Апшуциемс – рыбацкая деревушка в полусотне километров от Риги. Мы туда с начала 70-х выезжали на все три летних месяца каждый год, 19 лет. Выбран был за то, что глушь. У меня с Латвией отношения тесные, давнишние, сложные. Мама там родилась, родня ее обширная, разветвленная там издавна жила, в июне 1941-го мама меня пятилетнего и брата годовалого туда привезла к своим отцу, матери, родным сестрам и всему кузинажу, в Ригу. Через, наверно, неделю Гитлер бросил на восток войска, началась война, мы чудом попали в один из последних поездов на Ленинград. Дедушка, бабушка, тетушки, почти все родственники погибли: немцы и латыши согнали их в гетто, 6 декабря расстреляли в Румбуле – я об этом писал, и не раз. Кому-то удалось уйти, бежать, выжить, после войны вернулись; мы к ним, они к нам регулярно ездили. Так что в Юрмале бывал, место любил, но, повзрослев, обнаружил, что стиль жизни тамошней, культурно-курортный, мне ни к чему. Поехали с маленькой дочкой как бы и туда, но за Взморье, промахнув его, сняли дачу в Рагациемсе. А нет, лес, видите ли, недостаточно дикий, народу на пляже немного, а все-таки. И однажды в автобусе попадаю на людей с ведрами, полными малины. Откуда? Из Апшуциемса… На следующий год – туда. Домишко в 20 метрах от моря. В 5 утра баркасы уходят в море, в 7–8 приходят с рыбой. Коптильни чуть не в каждом дворе. Ягод – всех по очереди – выходи на место и, пока охота, грузи в лукошко; грибов – все виды до роскошных боровиков. Надоело море, поезжай на велике на лесное озеро. Малы дюны – сходи лесом на Морскую гору, обозри мироздание аж до Швеции, или что там на горизонте.

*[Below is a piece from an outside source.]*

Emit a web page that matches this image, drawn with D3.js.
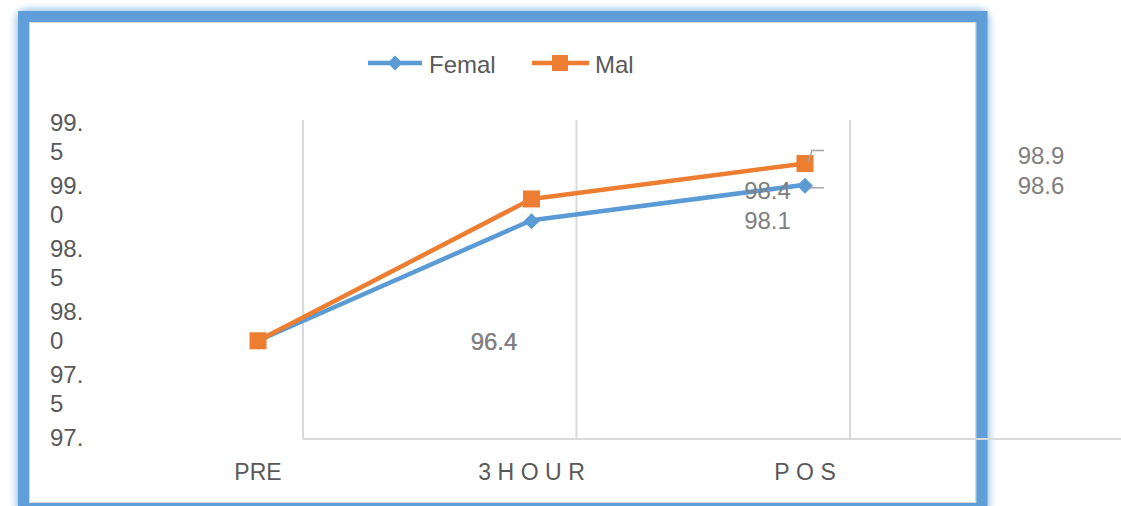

Года через три (пять) подтянулись приятели, знакомые знакомых, сбилась условная колония. Состав менялся незначительно, ядро еще меньше. На крыльце, сверху вниз: Маша Липман, я с сыном Мишей, Наташа Старостина с дочкой Лизой; Рома Тименчик с дочкой Лизой, Саша Дорошевич с гитарой.


У стены упомянутого домишки я, дочь, сын, жена (Аня Наринская, Миша Найман, Галина Наринская). Счастливое время.


На велосипеде я с сыном.


Наши близкие друзья Сарабяновы: Елена Борисовна (Мурина) и Дмитрий Владимирович. В начале 90-х они нашли нам избу в деревне, где сами жили, под Калязином. О них в книге ничего нет, это потому, что книга о другом. В книге нет о многом, очень важном, драгоценном. Родном. Когда мне предложили ее составить, я сам не знал, о ком и о чем она будет. Как ведь не знал, когда знакомился и сходился с теми, кто в нее попал, что они в нее попадут. Она же не автобиография, тем более не автопортрет, даже не фотка на удостоверение личности. Это книга о. «О». Кружок, протаявший под подушечкой пальца в зимнем замерзшем окне. Через который видишь, как обычно, только то, что можешь охватить глазом. Ведь если окно летнее, распахнутое, широкое, через которое видишь «всё», это «всё» все равно укладывается в пропускную способность твоего непосредственного зрения, исключает то, что могло бы быть увидено «еще», потому что одно «еще» мешает другому. Пролетающая ласточка повисшему пауку, девочкина скакалка пролетающей ласточке… Мы сидим за столом в той самой, подысканной ими избе. За окном холодноватое тверское лето. Написать, что вмещается в эту картинку, было бы как написать еще одну книгу, не тоньше этой. Этому уже не бывать, но ведь можно хотя бы притронуться кончиком языка к верхней губе в инстинктивной вере, что так удастся почувствовать вкус этой минуты, дня, других мгновений, дней, лет с Лелей и Димой.